Opinión

David López

El espejismo del renacer católico

7 de noviembre de 2025

No todo lo que huele a incienso es fe. En tiempos de ruido y polarización, abrazar una identidad religiosa puede servir más para distinguirse de los otros que para encontrarse con Dios.

En los últimos meses, algunos titulares han hablado de un “renacer católico” en España. Las encuestas del CIS detectan un leve repunte de quienes se declaran católicos, después de décadas de caída constante. También entre los practicantes se observa un ligero ascenso: del 24 % al 26 % en el último lustro. Hay quien ha querido ver en esos números la señal de un cambio de ciclo, la prueba de que el secularismo se agota y la fe vuelve a tomar aire. Sin embargo, conviene mirar con calma lo que esos datos dicen —y lo que callan.

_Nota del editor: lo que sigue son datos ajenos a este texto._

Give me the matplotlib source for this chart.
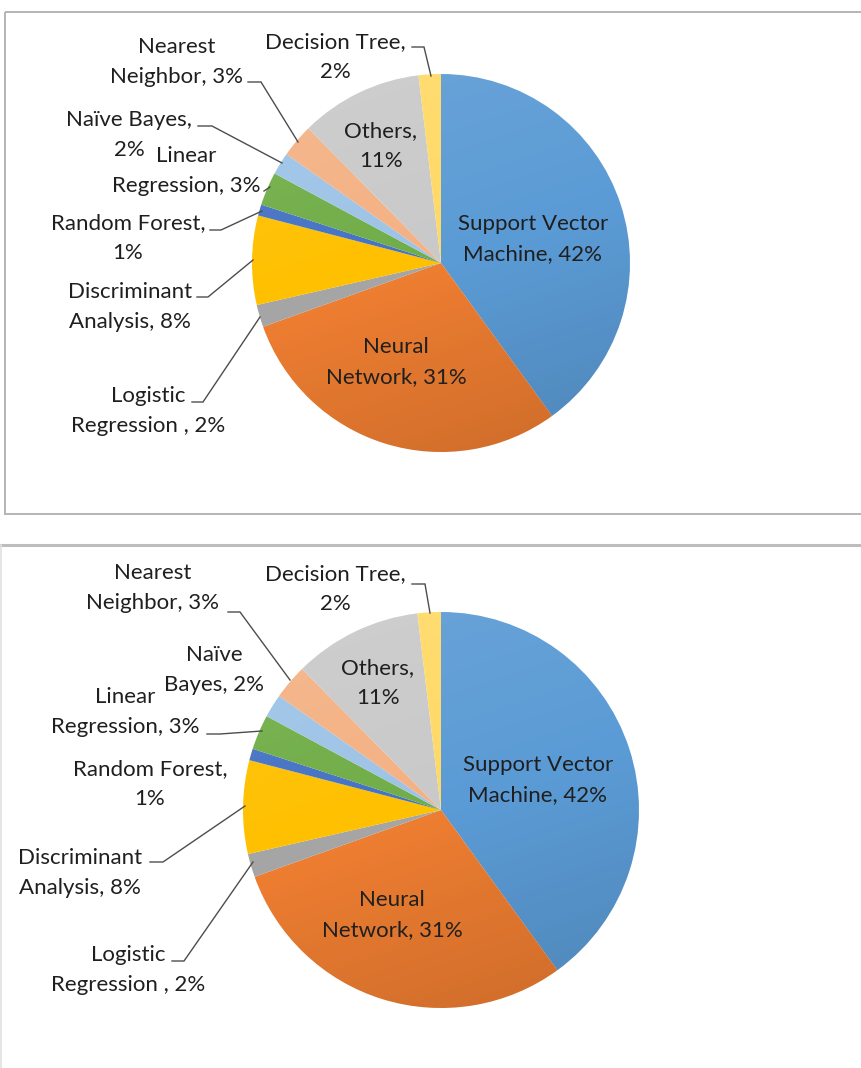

No cabe duda de que el catolicismo vuelve a ocupar espacio en la conversación pública. Ahí están las tertulias sobre Los domingos, la película de Alauda Ruiz de Azúa, o las interpretaciones del último álbum de Rosalía, que muchos han leído como una relectura contemporánea de la imaginería religiosa. La cruz, el rosario, el incienso… resurgen en el arte, en la moda, en la estética. Pero ese retorno de los símbolos no siempre comporta una vuelta de la fe. A veces expresa más bien una nostalgia cultural, un intento de reconciliarse con un lenguaje espiritual que habíamos perdido.

La fe no se mide en porcentajes ni en votos. Pero sí resulta llamativo que este pequeño repunte coincida con un clima social cada vez más crispado. Durante buena parte del siglo XX, la religión actuó como un espacio común: tanto en la derecha como en la izquierda, la mayoría se reconocía católica. Hoy, sin embargo, esa identificación se ha fragmentado. Según el CIS, cerca del 80 % de los votantes del PP y Vox se declara creyente, frente a la mitad de los del PSOE y a una minoría marginal en los partidos más a la izquierda. La fe, de ser un punto de encuentro, ha pasado a ser una frontera simbólica más. Tal vez el modesto regreso de los números no responda a una conversión del corazón, sino a la traslación de las tensiones políticas al terreno moral: aborto, eutanasia, identidad sexual o modelo de familia. La religión se usa así, a veces, como marcador cultural o ideológico más que como camino de salvación.

Convertir la fe en frontera, en vez de en puente, no es signo de vitalidad, sino de agotamiento. Si el catolicismo renace solo entre quienes pueden permitirse defenderlo desde la comodidad de su estatus o de su voto, no estamos ante una primavera del Espíritu, sino ante un invierno ideológico con apariencia de fervor. Cuando la religión se utiliza como seña de distinción —para marcar lo que somos frente a los otros— deja de ser Buena Noticia. La Iglesia no puede dejarse tentar por esa lógica, porque el Evangelio no se defiende levantando muros, sino sirviendo y acompañando.

El verdadero renacer de la fe no se mide en misas llenas ni en procesiones vistosas, sino en la calidad de la conversión personal y comunitaria. Nace cuando la Iglesia se deja interpelar por el sufrimiento del mundo y vuelve a ponerse en camino junto a los pobres, los jóvenes sin rumbo, las familias que buscan sentido. El Espíritu sopla allí donde la fe se hace servicio y no consigna; donde hay hospitalidad, perdón, apertura y ternura.

Y sobre todo, donde vuelve a escucharse la voz de Jesús: “Ven y sígueme”. Él no nos llamó a defender un espacio, sino a abrir caminos; no a conquistar el mundo, sino a lavarle los pies. Por eso, quizá el futuro del catolicismo en España no pase por recuperar su centralidad cultural, sino por aprender a habitar los márgenes con humildad evangélica. Si algo puede hacer renacer la fe en nuestra tierra, no será el miedo al otro, sino el amor al prójimo. Porque solo el amor, y no la ideología, tiene fuerza para resucitar lo que parecía perdido.